Фото: из личного архива
— В нашем правительстве до сих пор есть люди, которые в общем и целом разделяют либеральные взгляды. В первую очередь, я говорю об Алексее Кудрине и Эльвире Набиуллиной. А в российской истории были до текущего момента свой Кудрин и своя Набиуллина?
— Безусловно. В каждой ситуации были люди, настроенные более либерально и были консервативные. В советское время было довольно много людей в интеллектуальной элите, которые все прекрасно понимали про советскую власть. Но они понимали ограниченность своих возможностей и считали, что надо сделать хоть что-то в этих условиях. И это во многом были очень благородные люди, естественно, они шли на большие компромиссы. Они, конечно, все вступали в партию, иначе это было невозможно, а дальше пробивали где-то какие-то свои реформы, скажем, косыгинскую реформу 60-х годов или что-то в этом роде.

Вот Александр Николаевич Яковлев, он из таких людей. Ясно, что пока он сидел у себя в Канаде как посол, он все прекрасно понимал, но помалкивал, но потом что-то пытался делать. Мне кажется, это страшный путь, очень тяжелый, связанный с жуткими моральными издержками. Но все-таки, спасибо этим людям, что они такое делали.
— Осуждать таких людей не стоит?
— Во-первых, я думаю, что каждого человека надо оценивать отдельно. Я бы для себя и для своих близких не хотела этого пути. Но я не сторонник идеи – больше ада. Потому что, чем больше каких-то смягчений режима, тем более устойчивым он становится, но это означает, что он больше открыт к дальнейшим переменам, как мне кажется. Любое улучшение режима, а не укрепление власти Путина, это шаг к его эволюции и возможность каких-то мирных перемен. Идея, что пусть все сейчас будет так ужасно, что все восстанут и все зальют кровью, меня не приводит в восторг.
— То есть, вы трактуете их действия, как улучшение ситуации, а не укрепление власти Путина?

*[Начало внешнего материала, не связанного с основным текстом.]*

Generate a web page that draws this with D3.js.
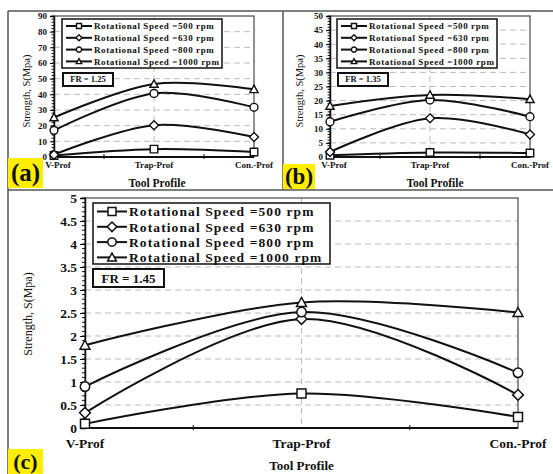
<!DOCTYPE html>
<html>
<head>
<meta charset="utf-8">
<script src="https://cdn.jsdelivr.net/npm/d3@7"></script>
<style>
  body { margin: 0; background: #fff; }
  svg { display: block; }
  text { font-family: "Liberation Serif", "Times New Roman", serif; font-weight: bold; fill: #111; }
</style>
</head>
<body>
<svg width="553" height="474"></svg>
<script>
// categories and series
var profiles = ["V-Prof", "Trap-Prof", "Con.-Prof"];
var speedLabels = ["Rotational Speed =500 rpm", "Rotational Speed =630 rpm",
                   "Rotational Speed =800 rpm", "Rotational Speed =1000 rpm"];
var markerTypes = ["square", "diamond", "circle", "triangle"];

// strength values, one row per speed (500, 630, 800, 1000 rpm)
var fr125 = [[1, 5, 3.2], [1.5, 20.3, 12.8], [17, 40.6, 31.7], [25.2, 46.6, 43.2]];
var fr135 = [[0.6, 1.6, 1.4], [1.8, 13.7, 8], [12.5, 20.2, 14.3], [18.1, 22, 20.5]];
var fr145 = [[0.09, 0.75, 0.24], [0.33, 2.37, 0.72], [0.9, 2.52, 1.2], [1.8, 2.73, 2.51]];

// y tick labels
var ticks125 = [0, 10, 20, 30, 40, 50, 60, 70, 80, 90];
var ticks135 = [0, 5, 10, 15, 20, 25, 30, 35, 40, 45, 50];
var ticks145 = [0, 0.5, 1, 1.5, 2, 2.5, 3, 3.5, 4, 4.5, 5];

var svg = d3.select("svg");

// panel frames
var frame = svg.append("g").attr("stroke", "#555").attr("stroke-width", 1.5).attr("fill", "none");
frame.append("line").attr("x1", 8).attr("y1", 11).attr("x2", 553).attr("y2", 11);
frame.append("line").attr("x1", 8).attr("y1", 11).attr("x2", 8).attr("y2", 474);
frame.append("line").attr("x1", 8).attr("y1", 190).attr("x2", 553).attr("y2", 190);
frame.append("line").attr("x1", 283).attr("y1", 11).attr("x2", 283).attr("y2", 190);

function markerPath(type, s) {
    var h = s / 2;
    if (type == "square") return "M" + (-h) + "," + (-h) + "h" + s + "v" + s + "h" + (-s) + "Z";
    if (type == "diamond") { h = h * 1.2; return "M0," + (-h) + "L" + h + ",0L0," + h + "L" + (-h) + ",0Z"; }
    if (type == "triangle") { h = h * 1.1; return "M0," + (-h) + "L" + h + "," + (h * 0.8) + "L" + (-h) + "," + (h * 0.8) + "Z"; }
    h = h * 1.05;
    return "M" + (-h) + ",0A" + h + "," + h + " 0 1,0 " + h + ",0A" + h + "," + h + " 0 1,0 " + (-h) + ",0Z";
}

function drawPanel(p) {
    var g = svg.append("g");
    var x = d3.scalePoint().domain(profiles).range([p.x0, p.x1]).padding(0);
    var y = d3.scaleLinear().domain([0, p.ticks[p.ticks.length - 1]]).range([p.y1, p.y0]);

    // grid
    g.append("g").selectAll("line")
        .data(p.ticks.slice(1, -1))
        .enter().append("line")
        .attr("x1", p.x0).attr("x2", p.x1)
        .attr("y1", function (d) { return y(d); })
        .attr("y2", function (d) { return y(d); })
        .attr("stroke", "#bbb").attr("stroke-width", 1)
        .attr("stroke-dasharray", "6,4");
    g.append("line")
        .attr("x1", x(profiles[1])).attr("x2", x(profiles[1]))
        .attr("y1", p.y0).attr("y2", p.y1)
        .attr("stroke", "#bbb").attr("stroke-dasharray", "6,4");

    // plot frame
    g.append("rect")
        .attr("x", p.x0).attr("y", p.y0)
        .attr("width", p.x1 - p.x0).attr("height", p.y1 - p.y0)
        .attr("fill", "none").attr("stroke", "#222").attr("stroke-width", 1);

    // y axis
    var yAxis = d3.axisLeft(y)
        .tickValues(p.ticks)
        .tickSize(p.tick)
        .tickFormat(d3.format("~g"));
    var ya = g.append("g").attr("transform", "translate(" + p.x0 + ",0)").call(yAxis);
    ya.select(".domain").attr("stroke", "#111").attr("stroke-width", 1.5);
    ya.selectAll("text").style("font-size", p.tickFont + "px").attr("x", -p.tick - 3);
    g.append("g").selectAll("line")
        .data(d3.range(0, p.ticks[p.ticks.length - 1] + 1e-9, p.minor))
        .enter().append("line")
        .attr("x1", p.x0 - p.tick * 0.6).attr("x2", p.x0)
        .attr("y1", function (d) { return y(d); })
        .attr("y2", function (d) { return y(d); })
        .attr("stroke", "#111").attr("stroke-width", 1);

    // x axis
    g.append("line")
        .attr("x1", p.x0).attr("x2", p.x1).attr("y1", p.y1).attr("y2", p.y1)
        .attr("stroke", "#111").attr("stroke-width", 2);
    g.append("g").selectAll("line")
        .data([0.5, 1.5])
        .enter().append("line")
        .attr("x1", function (d) { return p.x0 + (p.x1 - p.x0) * d / 2; })
        .attr("x2", function (d) { return p.x0 + (p.x1 - p.x0) * d / 2; })
        .attr("y1", p.y1 - 3).attr("y2", p.y1 + 2)
        .attr("stroke", "#111");
    g.append("g").selectAll("text")
        .data(profiles)
        .enter().append("text")
        .attr("x", function (d, i) { return x(d) + (i == 0 ? p.firstDx : 0); })
        .attr("y", p.y1 + p.xLabDy)
        .attr("text-anchor", "middle")
        .style("font-size", p.tickFont + "px")
        .text(function (d) { return d; });

    // titles
    g.append("text")
        .attr("x", (p.x0 + p.x1) / 2 + p.titleDx).attr("y", p.titleY)
        .attr("text-anchor", "middle")
        .style("font-size", p.titleFont + "px")
        .text("Tool Profile");
    g.append("text")
        .attr("transform", "translate(" + p.yLabX + "," + p.yLabY + ") rotate(-90)")
        .attr("text-anchor", "middle")
        .style("font-size", p.yLabFont + "px")
        .style("font-weight", "normal")
        .text("Strength, S(Mpa)");

    // series
    var line = d3.line()
        .x(function (d, i) { return x(profiles[i]); })
        .y(function (d) { return y(d); })
        .curve(d3.curveCatmullRom.alpha(0));
    p.data.forEach(function (vals, k) {
        g.append("path")
            .attr("d", line(vals))
            .attr("fill", "none").attr("stroke", "#111").attr("stroke-width", p.lineW);
        g.append("g").selectAll("path")
            .data(vals)
            .enter().append("path")
            .attr("transform", function (d, i) { return "translate(" + x(profiles[i]) + "," + y(d) + ")"; })
            .attr("d", markerPath(markerTypes[k], p.mark))
            .attr("fill", "#fff").attr("stroke", "#111").attr("stroke-width", p.markW);
    });

    // legend
    var lg = g.append("g");
    lg.append("rect")
        .attr("x", p.lx).attr("y", p.ly).attr("width", p.lw).attr("height", p.lh)
        .attr("fill", "#fff").attr("stroke", "#111").attr("stroke-width", 1.5);
    speedLabels.forEach(function (s, k) {
        var ry = p.ly + p.lpad + k * p.lrow;
        lg.append("line")
            .attr("x1", p.lx + 4).attr("x2", p.lx + 4 + p.lline)
            .attr("y1", ry).attr("y2", ry)
            .attr("stroke", "#111").attr("stroke-width", p.lineW);
        lg.append("path")
            .attr("transform", "translate(" + (p.lx + 4 + p.lline / 2) + "," + ry + ")")
            .attr("d", markerPath(markerTypes[k], p.lmark))
            .attr("fill", "#fff").attr("stroke", "#111").attr("stroke-width", p.markW);
        lg.append("text")
            .attr("x", p.lx + 6 + p.lline).attr("y", ry)
            .attr("dy", "0.35em")
            .style("font-size", p.legFont + "px")
            .style("letter-spacing", p.legSpace + "px")
            .text(s);
    });

    // FR box
    g.append("rect")
        .attr("x", p.fx).attr("y", p.fy).attr("width", p.fw).attr("height", p.fh)
        .attr("fill", "#fff").attr("stroke", "#111").attr("stroke-width", 2);
    g.append("text")
        .attr("x", p.fx + p.fw / 2).attr("y", p.fy + p.fh / 2)
        .attr("dy", "0.35em").attr("text-anchor", "middle")
        .style("font-size", p.frFont + "px")
        .text(p.fr);

    // panel letter
    g.append("rect")
        .attr("x", p.bx).attr("y", p.by).attr("width", p.bw).attr("height", p.bh)
        .attr("fill", "#ffee00");
    g.append("text")
        .attr("x", p.bx + p.bw / 2).attr("y", p.by + p.bh / 2)
        .attr("dy", "0.33em").attr("text-anchor", "middle")
        .style("font-size", p.letterFont + "px")
        .text(p.letter);
}

drawPanel({
    data: fr125, ticks: ticks125, minor: 2, fr: "FR = 1.25", letter: "(a)",
    x0: 54, x1: 254, y0: 16, y1: 157,
    tick: 4, tickFont: 9, xLabDy: 11, firstDx: 4, titleY: 187, titleDx: 3, titleFont: 11.5,
    yLabX: 30, yLabY: 91, yLabFont: 10.5,
    lineW: 2, mark: 7.5, markW: 1.4,
    lx: 62, ly: 19, lw: 160, lh: 49, lpad: 7, lrow: 11.8, lline: 26, lmark: 5,
    legFont: 9, legSpace: 0.6,
    fx: 63, fy: 73, fw: 50, fh: 13, frFont: 8.5,
    bx: 8, by: 158, bw: 35, bh: 30, letterFont: 25
});

drawPanel({
    data: fr135, ticks: ticks135, minor: 1, fr: "FR = 1.35", letter: "(b)",
    x0: 330, x1: 530, y0: 16, y1: 157,
    tick: 4, tickFont: 9, xLabDy: 11, firstDx: 4, titleY: 187, titleDx: 5, titleFont: 11.5,
    yLabX: 303, yLabY: 91, yLabFont: 10.5,
    lineW: 2, mark: 7.5, markW: 1.4,
    lx: 337, ly: 19, lw: 160, lh: 49, lpad: 7, lrow: 11.8, lline: 26, lmark: 5,
    legFont: 9, legSpace: 0.6,
    fx: 338, fy: 73, fw: 50, fh: 13, frFont: 8.5,
    bx: 283, by: 164, bw: 32, bh: 25, letterFont: 23
});

drawPanel({
    data: fr145, ticks: ticks145, minor: 0.1, fr: "FR = 1.45", letter: "(c)",
    x0: 85, x1: 518, y0: 198, y1: 428,
    tick: 5, tickFont: 13.5, xLabDy: 20, firstDx: 0, titleY: 470, titleDx: 0, titleFont: 13,
    yLabX: 32, yLabY: 314, yLabFont: 12,
    lineW: 2, mark: 9, markW: 1.5,
    lx: 93, ly: 203, lw: 237, lh: 61, lpad: 8.5, lrow: 15.3, lline: 30, lmark: 8,
    legFont: 13.5, legSpace: 1.1,
    fx: 93, fy: 269, fw: 71, fh: 18, frFont: 13,
    bx: 8, by: 449, bw: 35, bh: 25, letterFont: 22
});
</script>
</body>
</html>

— Они могут считать, что они поддерживают власть Путина, да ради Бога, пусть поддерживают. Нельзя требовать от каждого человека, чтобы он был революционером. Знаете, мой дедушка любил рассказывать такую историю, как он сидел на нарах в Воркуте, и они в каком-нибудь 1951 году рассуждали о том, что было бы, если бы к власти пришел Троцкий, а не Сталин. И вот кто-то говорил, что лучше, кто-то, что хуже, и тут какой-то еврей спрашивает одного из спорящих: а вам вот сейчас сколько писем разрешено по перепискам? Тот говорит: одно. А был бы Троцкий, было бы два, сказал он. И закрыл тему.

Мой папа очень любил пересказывать эту историю и всегда говорил, что да, здорово он их уел, а с другой стороны, если бы у Троцкого был чуть более мягкий режим, и это спасло бы жизнь, скажем, полутора миллионам людей, то для этих людей и для многих других это было бы большой разницей. Мы не можем знать, как эволюционировал бы ваш отец, если бы Ельцин все-таки сделал его своим преемником. Наверное, ему тоже пришлось бы принимать какие-то решения, может быть, не очень хорошие, еще что-то. Но ясно, что были какие-то вещи, которых бы он не сделал по определению, и это было бы уже огромной разницей.